The policy was initially adopted in 2016 because school officials felt it would better recognize students who missed being named valedictorian or salutatorian by mere decimal places in their grade-point average, according to the Raleigh News & Observer.

The Allmon family told NBC affiliate WRAL that Josh's 5.31 grade-point average was the highest of the 270 students in East Wake's class of 2018. He also played two sports and was involved in multiple extra-curricular activities.

"I just wanted to show my son there are people out there that really are proud of you, of what (he) did and accomplished,'' Gary Allmon told WRAL.

Josh hopes the billboard sends more of a message than just acknowledging his accomplishment.

"For those commenting, the billboard stood for more than my recognition,'' he wrote on Twitter. "It was a public statement, geared towards an increased public awareness on the negative effects that come with such policies. High achieving students have their reputations undermined by them.

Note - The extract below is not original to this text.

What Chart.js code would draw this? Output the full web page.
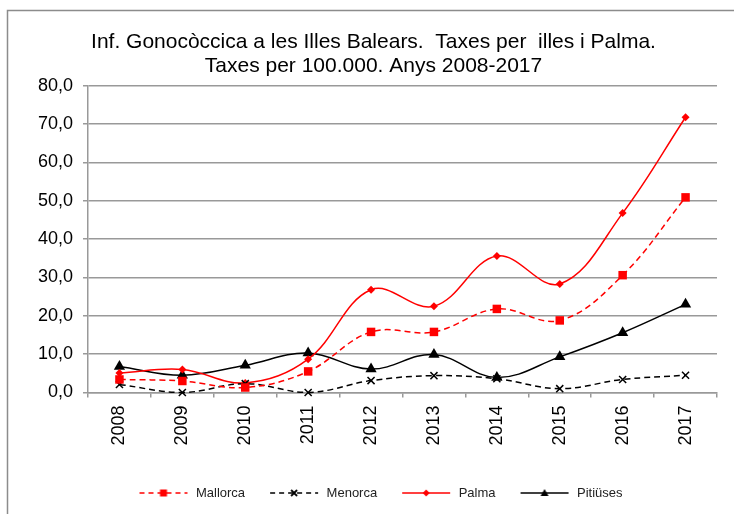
<!DOCTYPE html>
<html>
<head>
<meta charset="utf-8">
<script src="https://cdn.jsdelivr.net/npm/chart.js@4.4.1/dist/chart.umd.min.js"></script>
<style>
  html, body { margin: 0; padding: 0; background: #fff; }
  #wrap { width: 734px; height: 514px; }
</style>
</head>
<body>
<div id="wrap"><canvas id="chart" width="734" height="514"></canvas></div>
<script>
const years = ['2008', '2009', '2010', '2011', '2012', '2013', '2014', '2015', '2016', '2017'];
const mallorca = [3.4, 3.0, 1.3, 5.5, 15.8, 15.8, 21.8, 18.8, 30.6, 50.9];
const menorca = [2.1, 0.0, 2.3, 0.0, 3.1, 4.4, 3.6, 1.0, 3.4, 4.5];
const palma = [5.1, 6.0, 2.5, 8.7, 26.8, 22.5, 35.6, 28.3, 46.8, 71.8];
const pitiuses = [6.8, 4.5, 7.1, 10.3, 6.1, 9.9, 3.9, 9.3, 15.6, 23.0];
const titleLines = ['Inf. Gonocòccica a les Illes Balears.  Taxes per  illes i Palma.', 'Taxes per 100.000. Anys 2008-2017'];

const font = "'Liberation Sans', Arial, sans-serif";

// legend icon: short line + marker, drawn on a small canvas
function legendIcon(color, dash, marker) {
    const c = document.createElement('canvas');
    c.width = 65;
    c.height = 12;
    const g = c.getContext('2d');
    g.strokeStyle = color;
    g.fillStyle = color;
    g.lineWidth = 1.5;
    g.setLineDash(dash);
    g.beginPath();
    g.moveTo(15, 6);
    g.lineTo(63, 6);
    g.stroke();
    g.setLineDash([]);
    const cx = 39, cy = 6;
    if (marker === 'rect') {
        g.fillRect(cx - 3.5, cy - 3.5, 7, 7);
    } else if (marker === 'cross') {
        g.lineWidth = 1.8;
        g.beginPath();
        g.moveTo(cx - 3, cy - 3); g.lineTo(cx + 3, cy + 3);
        g.moveTo(cx + 3, cy - 3); g.lineTo(cx - 3, cy + 3);
        g.stroke();
    } else if (marker === 'diamond') {
        g.beginPath();
        g.moveTo(cx, cy - 3.5); g.lineTo(cx + 3.5, cy); g.lineTo(cx, cy + 3.5); g.lineTo(cx - 3.5, cy);
        g.closePath();
        g.fill();
    } else if (marker === 'triangle') {
        g.beginPath();
        g.moveTo(cx, cy - 4); g.lineTo(cx + 4, cy + 3); g.lineTo(cx - 4, cy + 3);
        g.closePath();
        g.fill();
    }
    return c;
}

const icons = [
    legendIcon('#ff0000', [5, 4], 'rect'),
    legendIcon('#000000', [5, 4], 'cross'),
    legendIcon('#ff0000', [], 'diamond'),
    legendIcon('#000000', [], 'triangle')
];

const frame = {
    id: 'frame',
    beforeDraw(chart) {
        const c = chart.ctx;
        c.save();
        c.fillStyle = '#fff';
        c.fillRect(0, 0, chart.width, chart.height);
        c.strokeStyle = '#8c8c8c';
        c.lineWidth = 1.5;
        c.beginPath();
        c.moveTo(7.5, chart.height);
        c.lineTo(7.5, 10.5);
        c.lineTo(chart.width, 10.5);
        c.stroke();
        c.restore();
    }
};

const ctx = document.getElementById('chart').getContext('2d');
new Chart(ctx, {
    type: 'line',
    data: {
        labels: years,
        datasets: [{
            label: 'Mallorca',
            data: mallorca,
            borderColor: '#ff0000',
            backgroundColor: '#ff0000',
            borderWidth: 1.5,
            borderDash: [6, 4],
            pointStyle: 'rect',
            pointRadius: 6,
            pointBorderWidth: 0
        }, {
            label: 'Menorca',
            data: menorca,
            borderColor: '#000000',
            backgroundColor: '#000000',
            borderWidth: 1.5,
            borderDash: [6, 4],
            pointStyle: 'crossRot',
            pointRadius: 5,
            pointBorderWidth: 1.5
        }, {
            label: 'Palma',
            data: palma,
            borderColor: '#ff0000',
            backgroundColor: '#ff0000',
            borderWidth: 1.5,
            pointStyle: 'rectRot',
            pointRadius: 4,
            pointBorderWidth: 0
        }, {
            label: 'Pitiüses',
            data: pitiuses,
            borderColor: '#000000',
            backgroundColor: '#000000',
            borderWidth: 1.5,
            pointStyle: 'triangle',
            pointRadius: 6.5,
            pointBorderWidth: 0
        }]
    },
    options: {
        responsive: false,
        animation: false,
        clip: false,
        layout: {
            padding: { top: 10, left: 30, right: 17, bottom: 4.5 }
        },
        elements: {
            line: { tension: 0.38, fill: false }
        },
        plugins: {
            title: {
                display: true,
                text: titleLines,
                color: '#000',
                font: { family: font, size: 21, weight: 'normal', lineHeight: 1.15 },
                padding: { top: 20, bottom: 7.5 }
            },
            legend: {
                position: 'bottom',
                labels: {
                    usePointStyle: true,
                    pointStyleWidth: 65,
                    padding: 10,
                    color: '#222',
                    font: { family: font, size: 13 },
                    generateLabels(chart) {
                        const items = Chart.defaults.plugins.legend.labels.generateLabels(chart);
                        items.forEach((item, i) => { item.pointStyle = icons[i]; });
                        return items;
                    }
                }
            },
            tooltip: { enabled: false }
        },
        scales: {
            x: {
                offset: true,
                border: { color: '#999', width: 1.5 },
                grid: { drawOnChartArea: false, drawTicks: true, tickLength: 5, color: '#999', lineWidth: 1.5, offset: true },
                ticks: {
                    color: '#000',
                    font: { family: font, size: 18 },
                    minRotation: 90,
                    maxRotation: 90,
                    padding: 8
                },
                afterFit(scale) { scale.height = 84; }
            },
            y: {
                min: 0,
                max: 80,
                border: { color: '#999', width: 1.5 },
                grid: { color: '#999', lineWidth: 1.5, tickLength: 5 },
                ticks: {
                    stepSize: 10,
                    color: '#000',
                    padding: 10,
                    font: { family: font, size: 18 },
                    callback: value => value.toFixed(1).replace('.', ',')
                },
                afterFit(scale) { scale.width = 58; }
            }
        }
    },
    plugins: [frame]
});
</script>
</body>
</html>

"It’s impossible to compete on the national stage when your accomplishments are limited by the system you have no choice but to come through. New policies are aimed at making everyone feel as if they achieved equally; this is simply not the case. Some people simple (sic) work harder."

Gary Allmon paid for the billboard to be up for 10 days until June 12, which is the day of East Wake's graduation ceremony.

Josh told WRAL that he plans to study chemical engineering and paper science engineering when he attends North Carolina State in the fall.

The Wake County change continues a nationwide trend toward eliminating valedictorians. The National Association of Secondary School Principals reported last year that about half of all high schools no longer report class rank.

The change has drawn a mixed reaction, from those upset it rewards the "everyone gets a medal" mentality and hurts college acceptances, to others feeling it relieves some of the relentless pressure to achieve.

Some schools have selected more than one valedictorian rather than eliminating the honor. A school in Oregon named 21 students valedictorian this year, while a district in Ohio named 222 valedictorians in 2015.